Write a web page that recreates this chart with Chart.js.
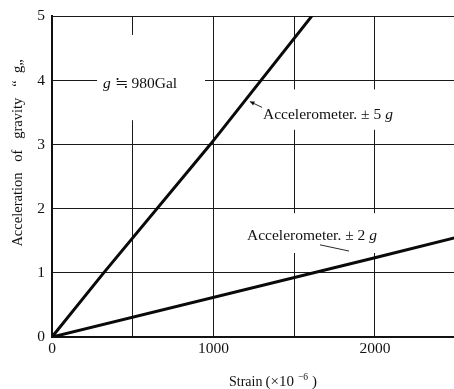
<!DOCTYPE html>
<html>
<head>
<meta charset="utf-8">
<script src="https://cdn.jsdelivr.net/npm/chart.js@4"></script>
<style>
  html, body { margin: 0; padding: 0; background: #fff; }
  #wrap { width: 454px; height: 389px; }
</style>
</head>
<body>
<div id="wrap"><canvas id="c" width="454" height="389"></canvas></div>
<script>
// ---- data ----
const xGridValues = [0, 500, 1000, 1500, 2000];
const xTickLabels = ['0', '', '1000', '', '2000'];
const yGridValues = [0, 1, 2, 3, 4, 5];
const yTickLabels = ['0', '1', '2', '3', '4', '5'];

const acc5gStrain = [0, 320, 980, 1608];
const acc5gValue  = [0, 1, 3, 5];
const acc2gStrain = [0, 2000, 2500];
const acc2gValue  = [0, 1.235, 1.55];

const xTitleParts = ['Strain', '(×10', '−6', ')'];
const yTitle = 'Acceleration   of   gravity   “  g„';
const noteTexts = [
  [['g', true], [' ≒ 980Gal', false]],
  [['Accelerometer. ± 5 ', false], ['g', true]],
  [['Accelerometer. ± 2 ', false], ['g', true]]
];

const FONT = '"Liberation Serif", "Times New Roman", serif';

const pts = (xs, ys) => xs.map((v, i) => ({ x: v, y: ys[i] }));

const notesPlugin = {
  id: 'notes',
  beforeDatasetsDraw(chart) {
    const { ctx, scales: { x, y } } = chart;
    // white gaps where the printed grid is interrupted by the labels
    const boxes = [
      [279, 948, 4.71, 3.38],
      [1276, 2480, 3.86, 3.23],
      [1183, 2062, 1.93, 1.31]
    ];
    ctx.save();
    ctx.fillStyle = '#fff';
    for (const b of boxes) {
      const x0 = x.getPixelForValue(b[0]), x1 = x.getPixelForValue(b[1]);
      const y0 = y.getPixelForValue(b[2]), y1 = y.getPixelForValue(b[3]);
      ctx.fillRect(Math.min(x0, x1), Math.min(y0, y1), Math.abs(x1 - x0), Math.abs(y1 - y0));
    }
    ctx.restore();
  },
  afterDatasetsDraw(chart) {
    const { ctx, scales: { x, y } } = chart;
    ctx.save();
    ctx.fillStyle = '#111';
    ctx.strokeStyle = '#111';
    ctx.textBaseline = 'middle';
    ctx.textAlign = 'left';
    const anchors = [[316, 3.95], [1307, 3.46], [1208, 1.57]];
    noteTexts.forEach((segs, i) => {
      let cx = x.getPixelForValue(anchors[i][0]);
      const cy = y.getPixelForValue(anchors[i][1]);
      for (const [t, it] of segs) {
        ctx.font = (it ? 'italic ' : '') + '15.5px ' + FONT;
        ctx.fillText(t, cx, cy);
        cx += ctx.measureText(t).width;
      }
    });
    // leader lines
    const leaders = [
      [1301, 3.58, 1226, 3.67, true],
      [1660, 1.437, 1840, 1.34, false]
    ];
    ctx.lineWidth = 0.9;
    for (const [a, b, c, d, head] of leaders) {
      const x0 = x.getPixelForValue(a), y0 = y.getPixelForValue(b);
      const x1 = x.getPixelForValue(c), y1 = y.getPixelForValue(d);
      ctx.beginPath(); ctx.moveTo(x0, y0); ctx.lineTo(x1, y1); ctx.stroke();
      if (head) {
        const ang = Math.atan2(y1 - y0, x1 - x0);
        const L = 5;
        ctx.beginPath();
        ctx.moveTo(x1, y1);
        ctx.lineTo(x1 - L * Math.cos(ang - 0.45), y1 - L * Math.sin(ang - 0.45));
        ctx.lineTo(x1 - L * Math.cos(ang + 0.45), y1 - L * Math.sin(ang + 0.45));
        ctx.closePath(); ctx.fill();
      }
    }
    // x axis title (spaced like the print)
    ctx.textAlign = 'left';
    let tx = 229;
    ctx.font = '14px ' + FONT;
    ctx.fillText(xTitleParts[0], tx, 382);
    tx += ctx.measureText(xTitleParts[0]).width + 3;
    ctx.font = '15px ' + FONT;
    ctx.fillText(xTitleParts[1], tx, 382);
    tx += ctx.measureText(xTitleParts[1]).width + 4;
    ctx.font = '9.5px ' + FONT;
    ctx.fillText(xTitleParts[2], tx, 377);
    tx += ctx.measureText(xTitleParts[2]).width + 4;
    ctx.font = '15px ' + FONT;
    ctx.fillText(xTitleParts[3], tx, 382);
    // y axis title
    ctx.textAlign = 'center';
    ctx.translate(18, 153);
    ctx.rotate(-Math.PI / 2);
    ctx.font = '14.5px ' + FONT;
    ctx.fillText(yTitle, 0, 0);
    ctx.restore();
  }
};

new Chart(document.getElementById('c'), {
  type: 'scatter',
  data: {
    datasets: [
      { data: pts(acc5gStrain, acc5gValue) },
      { data: pts(acc2gStrain, acc2gValue) }
    ]
  },
  options: {
    responsive: false,
    animation: false,
    devicePixelRatio: 1,
    showLine: true,
    layout: { padding: { top: 13, right: 0, bottom: 0, left: 0 } },
    elements: {
      point: { radius: 0, hoverRadius: 0 },
      line: { borderColor: '#0a0a0a', borderWidth: 3, tension: 0, borderCapStyle: 'round' }
    },
    plugins: { legend: { display: false }, tooltip: { enabled: false } },
    scales: {
      x: {
        type: 'linear', min: 0, max: 2490,
        afterBuildTicks: s => { s.ticks = xGridValues.map(v => ({ value: v })); },
        afterFit: s => { s.height = 52; },
        ticks: {
          autoSkip: false, maxRotation: 0, padding: 3, color: '#111',
          font: { family: FONT, size: 15.5 },
          callback: v => xTickLabels[xGridValues.indexOf(v)] ?? ''
        },
        grid: { color: '#1a1a1a', lineWidth: 1, drawTicks: false },
        border: { color: '#111', width: 1.6 }
      },
      y: {
        type: 'linear', min: 0, max: 5,
        afterBuildTicks: s => { s.ticks = yGridValues.map(v => ({ value: v })); },
        afterFit: s => { s.width = 52; },
        ticks: {
          autoSkip: false, padding: 7, color: '#111',
          font: { family: FONT, size: 15.5 },
          callback: v => yTickLabels[yGridValues.indexOf(v)] ?? ''
        },
        grid: { color: '#1a1a1a', lineWidth: 1, drawTicks: false },
        border: { color: '#111', width: 2 }
      }
    }
  },
  plugins: [notesPlugin]
});
</script>
</body>
</html>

==================================================

TASK DETAILS
Skip the pictures and restate exactly the lines from the beginning of the listing to the line with "const pts = (xs, ys)", that line included.

EXPECTED ANSWER
Write a web page that recreates this chart with Chart.js.
<!DOCTYPE html>
<html>
<head>
<meta charset="utf-8">
<script src="https://cdn.jsdelivr.net/npm/chart.js@4"></script>
<style>
  html, body { margin: 0; padding: 0; background: #fff; }
  #wrap { width: 454px; height: 389px; }
</style>
</head>
<body>
<div id="wrap"><canvas id="c" width="454" height="389"></canvas></div>
<script>
// ---- data ----
const xGridValues = [0, 500, 1000, 1500, 2000];
const xTickLabels = ['0', '', '1000', '', '2000'];
const yGridValues = [0, 1, 2, 3, 4, 5];
const yTickLabels = ['0', '1', '2', '3', '4', '5'];

const acc5gStrain = [0, 320, 980, 1608];
const acc5gValue  = [0, 1, 3, 5];
const acc2gStrain = [0, 2000, 2500];
const acc2gValue  = [0, 1.235, 1.55];

const xTitleParts = ['Strain', '(×10', '−6', ')'];
const yTitle = 'Acceleration   of   gravity   “  g„';
const noteTexts = [
  [['g', true], [' ≒ 980Gal', false]],
  [['Accelerometer. ± 5 ', false], ['g', true]],
  [['Accelerometer. ± 2 ', false], ['g', true]]
];

const FONT = '"Liberation Serif", "Times New Roman", serif';

const pts = (xs, ys) => xs.map((v, i) => ({ x: v, y: ys[i] }));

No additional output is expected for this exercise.